HDFS, or Hadoop Distributed File System, aims to achieve several key goals:
1. Manage Large Datasets
HDFS is designed to store and manage massive datasets efficiently, exceeding terabytes or even petabytes in size. It achieves this by dividing data into fixed-size blocks and distributing them across multiple nodes in a cluster, enabling parallel processing and efficient storage utilization.
2. High Availability
HDFS prioritizes data availability by replicating data blocks across different nodes. This ensures that data remains accessible even if individual nodes fail, minimizing downtime and guaranteeing data integrity.
3. Scalability
HDFS scales horizontally to accommodate growing data volumes. By adding additional nodes to the cluster, HDFS can seamlessly expand its storage capacity and processing power to handle even the largest datasets.
4. Cost-effectiveness
HDFS leverages commodity hardware, eliminating the need for expensive specialized storage solutions.
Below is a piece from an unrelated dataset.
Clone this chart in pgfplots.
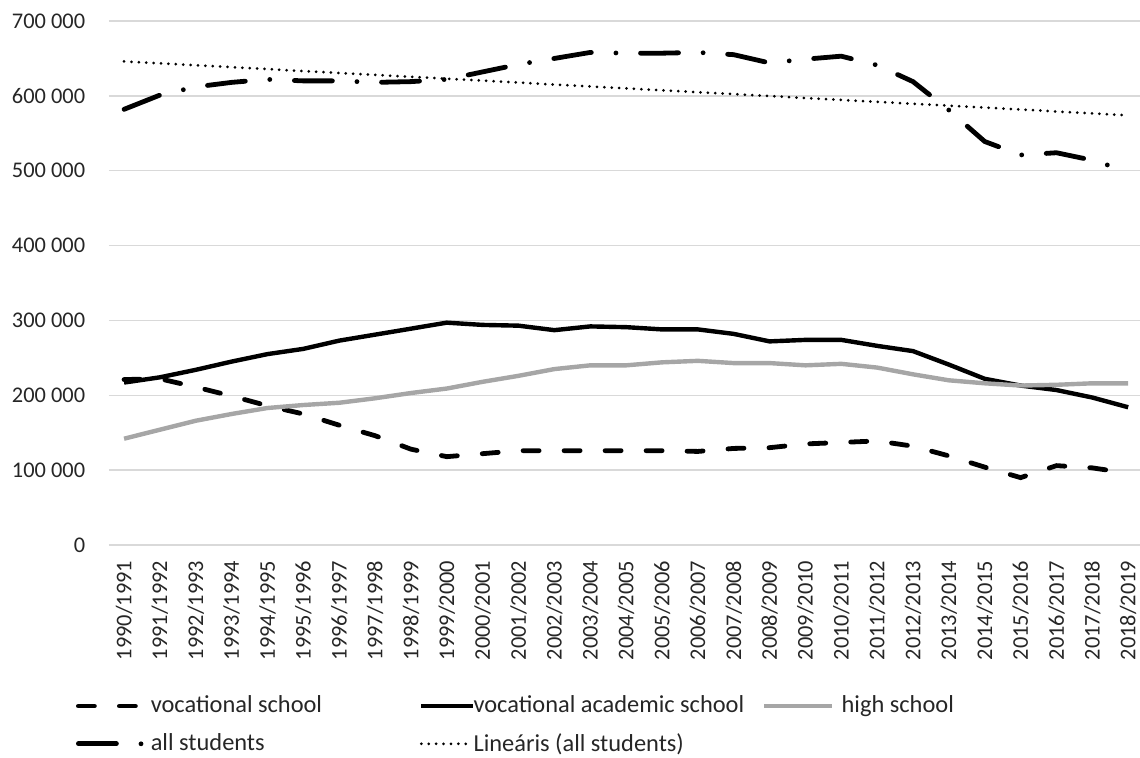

This makes it a cost-effective solution for storing and managing large datasets, especially compared to traditional enterprise storage systems.
5. Fault Tolerance
HDFS is designed to be fault-tolerant, meaning it can continue to operate even when hardware or software failures occur. This is achieved through data replication, automatic failover mechanisms, and distributed architecture that avoids single points of failure.
6. Streaming Data Access
HDFS optimizes for large data sets and streaming data access patterns. It facilitates reading and writing large amounts of data sequentially, making it ideal for big data applications that require continuous data ingestion and processing.
7. Portability
HDFS is designed to be platform-independent, allowing it to run on different operating systems and hardware configurations. This makes it a versatile solution for diverse computing environments.
8. Easy Integration
HDFS integrates seamlessly with other components of the Hadoop ecosystem, such as MapReduce and YARN, enabling smooth data flow and efficient processing of large data sets.